— START —

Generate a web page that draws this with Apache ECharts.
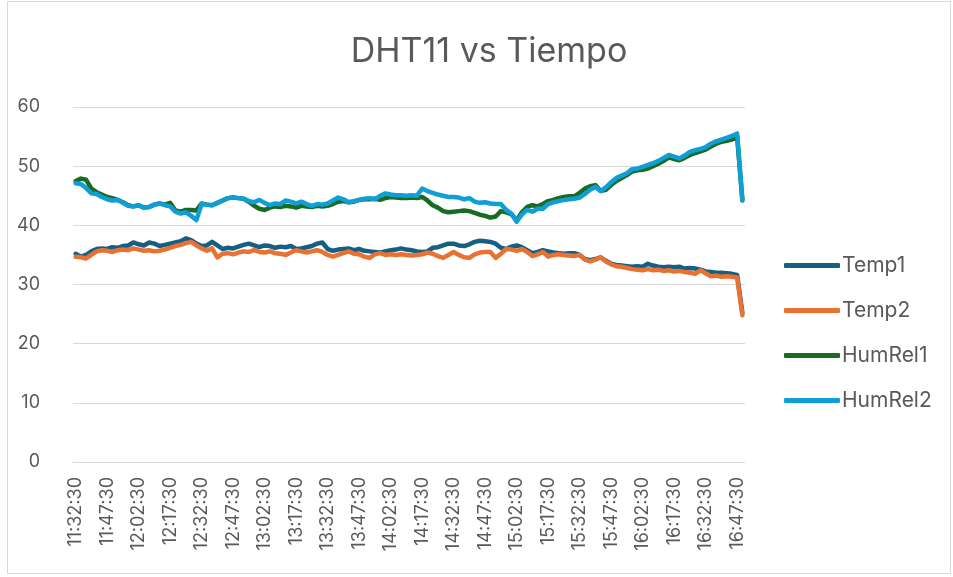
<!DOCTYPE html>
<html>
<head>
<meta charset="utf-8">
<script src="https://cdn.jsdelivr.net/npm/echarts@6/dist/echarts.min.js"></script>
<style>
  html, body { margin: 0; padding: 0; background: #fff; }
  #frame { position: absolute; left: 7px; top: 1px; width: 944px; height: 573px; border: 1px solid #d9d9d9; box-sizing: border-box; }
  #chart { position: absolute; left: 0; top: 0; width: 953px; height: 577px; }
</style>
</head>
<body>
<div id="frame"></div>
<div id="chart"></div>
<script>
// readings every 2.5 min starting 11:32:30
const startTime = '11:32:30'
const stepSeconds = 150
const pointCount = 128

const temp1 = [
  35.2, 34.7, 35.0, 35.6, 36.0, 36.1, 36.0, 36.3, 36.2, 36.5,
  36.6, 37.1, 36.8, 36.6, 37.1, 36.9, 36.5, 36.7, 36.9, 37.1,
  37.3, 37.8, 37.5, 36.9, 36.5, 36.6, 37.2, 36.6, 36.0, 36.2,
  36.1, 36.4, 36.7, 36.9, 36.6, 36.3, 36.6, 36.5, 36.2, 36.4,
  36.3, 36.5, 36.0, 36.1, 36.3, 36.5, 36.9, 37.1, 36.0, 35.7,
  35.9, 36.0, 36.1, 35.8, 36.0, 35.7, 35.6, 35.5, 35.4, 35.6,
  35.8, 35.9, 36.1, 35.9, 35.8, 35.6, 35.5, 35.6, 36.2, 36.3,
  36.6, 36.9, 36.9, 36.6, 36.5, 36.8, 37.2, 37.4, 37.3, 37.2,
  36.9, 36.2, 36.0, 36.4, 36.6, 36.3, 35.8, 35.3, 35.5, 35.8,
  35.6, 35.4, 35.3, 35.2, 35.3, 35.3, 35.0, 34.3, 34.1, 34.3,
  34.6, 34.0, 33.5, 33.3, 33.2, 33.1, 33.0, 33.1, 33.0, 33.5,
  33.2, 33.0, 32.9, 33.0, 32.9, 33.0, 32.7, 32.8, 32.7, 32.5,
  32.2, 32.1, 32.0, 32.0, 31.9, 31.8, 31.6, 25.2
]

const temp2 = [
  34.7, 34.6, 34.4, 35.0, 35.6, 35.8, 35.7, 35.5, 35.8, 35.9,
  35.8, 36.1, 35.9, 35.7, 35.8, 35.6, 35.7, 35.9, 36.2, 36.5,
  36.7, 37.0, 37.2, 36.6, 36.1, 35.7, 36.1, 34.6, 35.2, 35.3,
  35.1, 35.4, 35.6, 35.5, 35.8, 35.5, 35.4, 35.6, 35.3, 35.2,
  35.0, 35.4, 35.8, 35.6, 35.4, 35.6, 35.8, 35.5, 35.0, 34.7,
  35.0, 35.3, 35.6, 35.2, 35.1, 34.7, 34.5, 35.1, 35.3, 35.0,
  35.1, 35.0, 35.1, 35.0, 34.9, 35.0, 35.1, 35.4, 35.2, 34.8,
  34.5, 35.0, 35.5, 35.0, 34.6, 34.5, 35.1, 35.4, 35.5, 35.5,
  34.5, 35.2, 36.0, 35.9, 35.7, 36.0, 35.5, 34.8, 35.1, 35.5,
  34.7, 35.0, 35.1, 35.0, 34.9, 34.8, 35.0, 34.2, 33.9, 34.2,
  34.6, 33.9, 33.4, 33.1, 33.0, 32.8, 32.6, 32.5, 32.4, 32.6,
  32.4, 32.5, 32.3, 32.4, 32.2, 32.3, 32.1, 32.0, 31.8, 32.4,
  31.9, 31.4, 31.5, 31.3, 31.4, 31.3, 31.2, 24.8
]

const humRel1 = [
  47.5, 47.9, 47.7, 46.2, 45.6, 45.2, 44.8, 44.6, 44.3, 43.9,
  43.4, 43.2, 43.4, 43.0, 43.1, 43.5, 43.7, 43.5, 43.8, 42.5,
  42.3, 42.6, 42.6, 42.5, 43.7, 43.5, 43.4, 43.8, 44.2, 44.6,
  44.7, 44.6, 44.5, 44.0, 43.3, 42.8, 42.6, 43.0, 43.2, 43.1,
  43.3, 43.2, 43.0, 43.3, 43.2, 43.1, 43.3, 43.2, 43.3, 43.6,
  44.0, 44.1, 43.9, 44.0, 44.3, 44.4, 44.4, 44.5, 44.3, 44.6,
  44.8, 44.7, 44.6, 44.6, 44.7, 44.6, 44.8, 44.2, 43.4, 43.0,
  42.4, 42.2, 42.3, 42.4, 42.5, 42.4, 42.1, 41.8, 41.6, 41.3,
  41.5, 42.4, 42.2, 41.9, 40.8, 42.2, 43.1, 43.4, 43.2, 43.6,
  44.1, 44.3, 44.6, 44.8, 44.9, 44.9, 45.5, 46.2, 46.6, 46.8,
  45.8, 46.0, 46.8, 47.5, 48.0, 48.5, 49.1, 49.3, 49.4, 49.6,
  50.0, 50.4, 50.9, 51.5, 51.2, 51.0, 51.4, 51.9, 52.2, 52.5,
  52.8, 53.3, 53.8, 54.1, 54.3, 54.5, 55.0, 44.2
]

const humRel2 = [
  47.1, 47.0, 46.3, 45.4, 45.3, 44.8, 44.4, 44.2, 44.3, 43.8,
  43.3, 43.2, 43.4, 43.0, 43.1, 43.5, 43.7, 43.4, 43.2, 42.3,
  42.0, 42.2, 41.6, 40.9, 43.6, 43.5, 43.4, 43.8, 44.2, 44.6,
  44.7, 44.6, 44.5, 44.1, 43.9, 44.3, 43.8, 43.4, 43.7, 43.6,
  44.2, 44.0, 43.7, 44.0, 43.6, 43.3, 43.6, 43.5, 43.7, 44.2,
  44.7, 44.4, 43.9, 44.1, 44.3, 44.5, 44.6, 44.4, 45.0, 45.4,
  45.2, 45.1, 45.1, 45.0, 45.1, 45.0, 46.2, 45.8, 45.5, 45.2,
  45.0, 44.8, 44.8, 44.7, 44.4, 44.6, 44.0, 43.8, 43.9, 43.7,
  43.6, 43.6, 42.6, 42.0, 40.6, 41.8, 42.6, 42.3, 42.8, 42.8,
  43.6, 43.9, 44.1, 44.3, 44.4, 44.5, 44.7, 45.3, 46.0, 46.5,
  45.8, 46.4, 47.3, 48.0, 48.4, 48.8, 49.5, 49.6, 49.9, 50.2,
  50.5, 50.9, 51.4, 51.9, 51.6, 51.3, 51.8, 52.4, 52.7, 52.9,
  53.2, 53.8, 54.2, 54.5, 54.8, 55.1, 55.5, 44.3
]

const seriesNames = ['Temp1', 'Temp2', 'HumRel1', 'HumRel2']
const seriesColors = ['#156082', '#E97132', '#196B24', '#0F9ED5']

// time labels h:mm:ss
function buildTimes() {
  const [h, m, s] = startTime.split(':').map(Number)
  let t = h * 3600 + m * 60 + s
  const out = []
  for (let i = 0; i < pointCount; i++) {
    const hh = Math.floor(t / 3600)
    const mm = String(Math.floor((t % 3600) / 60)).padStart(2, '0')
    const ss = String(t % 60).padStart(2, '0')
    out.push(`${hh}:${mm}:${ss}`)
    t += stepSeconds
  }
  return out
}
const times = buildTimes()

const textColor = '#595959'
const fontFamily = 'Inter, "Noto Sans", sans-serif'

const chart = echarts.init(document.getElementById('chart'), null, { renderer: 'canvas' })

chart.setOption({
  animation: false,
  title: {
    text: 'DHT11 vs Tiempo',
    left: 484,
    top: 30,
    textAlign: 'center',
    textStyle: { color: textColor, fontSize: 34, fontWeight: 'normal', fontFamily }
  },
  legend: {
    orient: 'vertical',
    left: 779,
    top: 250,
    itemGap: 24,
    itemWidth: 56,
    itemHeight: 5,
    icon: 'roundRect',
    textStyle: { color: textColor, fontSize: 21, fontFamily, padding: [0, 0, 0, -3] },
    data: seriesNames
  },
  grid: { left: 73, right: 208, top: 107, bottom: 115 },
  xAxis: {
    type: 'category',
    boundaryGap: true,
    data: times,
    axisLine: { lineStyle: { color: '#d9d9d9', width: 1 } },
    axisTick: { show: false },
    axisLabel: {
      interval: 5,
      rotate: 90,
      margin: 15,
      color: textColor,
      fontSize: 18,
      fontFamily
    }
  },
  yAxis: {
    type: 'value',
    min: 0,
    max: 60,
    interval: 10,
    axisLine: { show: false },
    axisTick: { show: false },
    axisLabel: { color: textColor, fontSize: 18, margin: 33, fontFamily },
    splitLine: { lineStyle: { color: '#d9d9d9', width: 1 } }
  },
  series: [temp1, temp2, humRel1, humRel2].map((vals, k) => ({
    name: seriesNames[k],
    type: 'line',
    data: vals,
    showSymbol: false,
    symbol: 'none',
    color: seriesColors[k],
    lineStyle: { width: 4.5, color: seriesColors[k], cap: 'round', join: 'round' }
  }))
})
</script>
</body>
</html>
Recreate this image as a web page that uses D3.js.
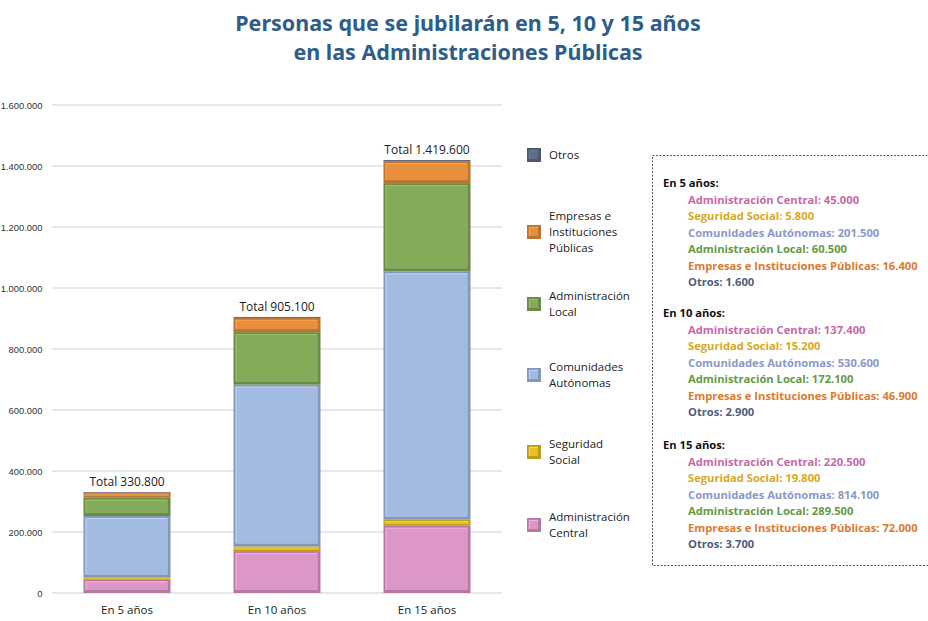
<!DOCTYPE html>
<html><head><meta charset="utf-8">
<script src="https://cdn.jsdelivr.net/npm/d3@7"></script>
<style>body{margin:0;background:#fff}svg{display:block}</style>
</head><body>
<script>
const categories = ["En 5 años", "En 10 años", "En 15 años"];
const seriesNames = ["Administración Central", "Seguridad Social", "Comunidades Autónomas", "Administración Local", "Empresas e Instituciones Públicas", "Otros"];
const adminCentral = [45000, 137400, 220500];
const seguridadSocial = [5800, 15200, 19800];
const comunidades = [201500, 530600, 814100];
const adminLocal = [60500, 172100, 289500];
const empresas = [16400, 46900, 72000];
const otros = [1600, 2900, 3700];
const totals = [330800, 905100, 1419600];
const yTicks = [0, 200000, 400000, 600000, 800000, 1000000, 1200000, 1400000, 1600000];
const legendLabels = [["Otros"], ["Empresas e", "Instituciones", "Públicas"], ["Administración", "Local"], ["Comunidades", "Autónomas"], ["Seguridad", "Social"], ["Administración", "Central"]];

const fills = ["#dc96c8", "#e8c024", "#a3bbe1", "#84ab5a", "#e88f3e", "#5f6e84"];
const textCols = ["#c768a8", "#d8a822", "#8a98c8", "#649a44", "#dc7a2e", "#4e5e7a"];
const seriesVals = [adminCentral, seguridadSocial, comunidades, adminLocal, empresas, otros];

const W = 928, H = 621;
const svg = d3.select("body").append("svg").attr("width", W).attr("height", H);
const font = "'Open Sans', 'Noto Sans', sans-serif";

// title
svg.append("text").attr("x", 468).attr("y", 31).attr("text-anchor", "middle")
  .attr("font-family", "'Noto Sans', sans-serif").attr("font-weight", 700).attr("font-size", 21.5)
  .attr("fill", "#2f5d8a").text("Personas que se jubilarán en 5, 10 y 15 años");
svg.append("text").attr("x", 468).attr("y", 60).attr("text-anchor", "middle")
  .attr("font-family", "'Noto Sans', sans-serif").attr("font-weight", 700).attr("font-size", 21.5)
  .attr("fill", "#2f5d8a").text("en las Administraciones Públicas");

const y = d3.scaleLinear().domain([0, 1600000]).range([593, 105]);
const x = d3.scaleBand().domain(categories).range([52, 502]).paddingInner(0.42).paddingOuter(0.21);

const fmt = v => d3.format(",")(v).replace(/,/g, ".");

// gridlines
svg.append("g").selectAll("line").data(yTicks).join("line")
  .attr("x1", 52).attr("x2", 502).attr("y1", d => y(d)).attr("y2", d => y(d))
  .attr("stroke", "#d0d0d0").attr("stroke-width", 1);

const yAxis = d3.axisLeft(y).tickValues(yTicks).tickFormat(fmt).tickSize(0).tickPadding(0);
const gy = svg.append("g").attr("transform", "translate(42.5,0)").call(yAxis);
gy.select(".domain").remove();
gy.selectAll("text").attr("font-family", "'Liberation Sans', Arial, sans-serif").attr("font-size", 9.4).attr("fill", "#333");

const xAxis = d3.axisBottom(x).tickSize(0).tickPadding(0);
const gx = svg.append("g").attr("transform", "translate(0,614)").call(xAxis);
gx.select(".domain").remove();
gx.selectAll("text").attr("font-family", font).attr("font-size", 11.5).attr("fill", "#222").attr("dy", 0);

// stack
const rows = categories.map((c, i) => {
  const o = { cat: c };
  seriesNames.forEach((s, k) => o[s] = seriesVals[k][i]);
  return o;
});
const stack = d3.stack().keys(seriesNames)(rows);

function bevel(g, x0, y0, w, h, col) {
  const c = d3.color(col);
  g.append("rect").attr("x", x0).attr("y", y0).attr("width", w).attr("height", h).attr("fill", c.darker(0.6));
  const b = Math.min(3, h / 3);
  g.append("rect").attr("x", x0 + b * 0.6).attr("y", y0 + b * 0.6).attr("width", w - b * 1.6).attr("height", Math.max(0, h - b * 1.6)).attr("fill", c.brighter(0.35));
  g.append("rect").attr("x", x0 + b).attr("y", y0 + b).attr("width", w - b * 2).attr("height", Math.max(0, h - b * 2)).attr("fill", col);
}

const gb = svg.append("g");
stack.forEach((layer, k) => {
  layer.forEach((d, i) => {
    const x0 = x(categories[i]);
    const y0 = y(d[1]), y1 = y(d[0]);
    bevel(gb, x0, y0, x.bandwidth(), y1 - y0, fills[k]);
  });
});

// totals
svg.append("g").selectAll("text").data(totals).join("text")
  .attr("x", (d, i) => x(categories[i]) + x.bandwidth() / 2)
  .attr("y", d => y(d) - 6).attr("text-anchor", "middle")
  .attr("font-family", font).attr("font-size", 12).attr("fill", "#222")
  .text(d => "Total " + fmt(d));

// legend
const legY = [155, 232, 304, 375, 452, 525];
const legOrder = [5, 4, 3, 2, 1, 0];
const gl = svg.append("g");
legOrder.forEach((k, j) => {
  const lines = legendLabels[j];
  const cy = legY[j];
  bevel(gl, 527, cy - 7, 14, 14, fills[k]);
  const t = gl.append("text").attr("font-family", font).attr("font-size", 11.5).attr("fill", "#222");
  const top = cy - (lines.length - 1) * 8;
  lines.forEach((l, li) => t.append("tspan").attr("x", 549).attr("y", top + li * 16 + 4).text(l));
});

// text box
svg.append("rect").attr("x", 652.5).attr("y", 155.5).attr("width", 290).attr("height", 410)
  .attr("fill", "none").attr("stroke", "#555").attr("stroke-dasharray", "2,1.5").attr("stroke-width", 1);

const gt = svg.append("g").attr("font-family", font).attr("font-weight", 700).attr("font-size", 11.2);
const blockTop = [183, 313, 445];
categories.forEach((c, i) => {
  gt.append("text").attr("x", 663).attr("y", blockTop[i] + 4).attr("fill", "#111").text(c + ":");
  seriesNames.forEach((s, k) => {
    gt.append("text").attr("x", 688).attr("y", blockTop[i] + 4 + (k + 1) * 16.5)
      .attr("fill", textCols[k]).text(s + ": " + fmt(seriesVals[k][i]));
  });
});
</script>
</body></html>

— END —

PROBLEM DETAILS. Reproduce only the lines of the records from the start up to and including the line that holds "const pointCount = 128"; do not carry over any picture.

EXPECTED ANSWER.
Generate a web page that draws this with Apache ECharts.
<!DOCTYPE html>
<html>
<head>
<meta charset="utf-8">
<script src="https://cdn.jsdelivr.net/npm/echarts@6/dist/echarts.min.js"></script>
<style>
  html, body { margin: 0; padding: 0; background: #fff; }
  #frame { position: absolute; left: 7px; top: 1px; width: 944px; height: 573px; border: 1px solid #d9d9d9; box-sizing: border-box; }
  #chart { position: absolute; left: 0; top: 0; width: 953px; height: 577px; }
</style>
</head>
<body>
<div id="frame"></div>
<div id="chart"></div>
<script>
// readings every 2.5 min starting 11:32:30
const startTime = '11:32:30'
const stepSeconds = 150
const pointCount = 128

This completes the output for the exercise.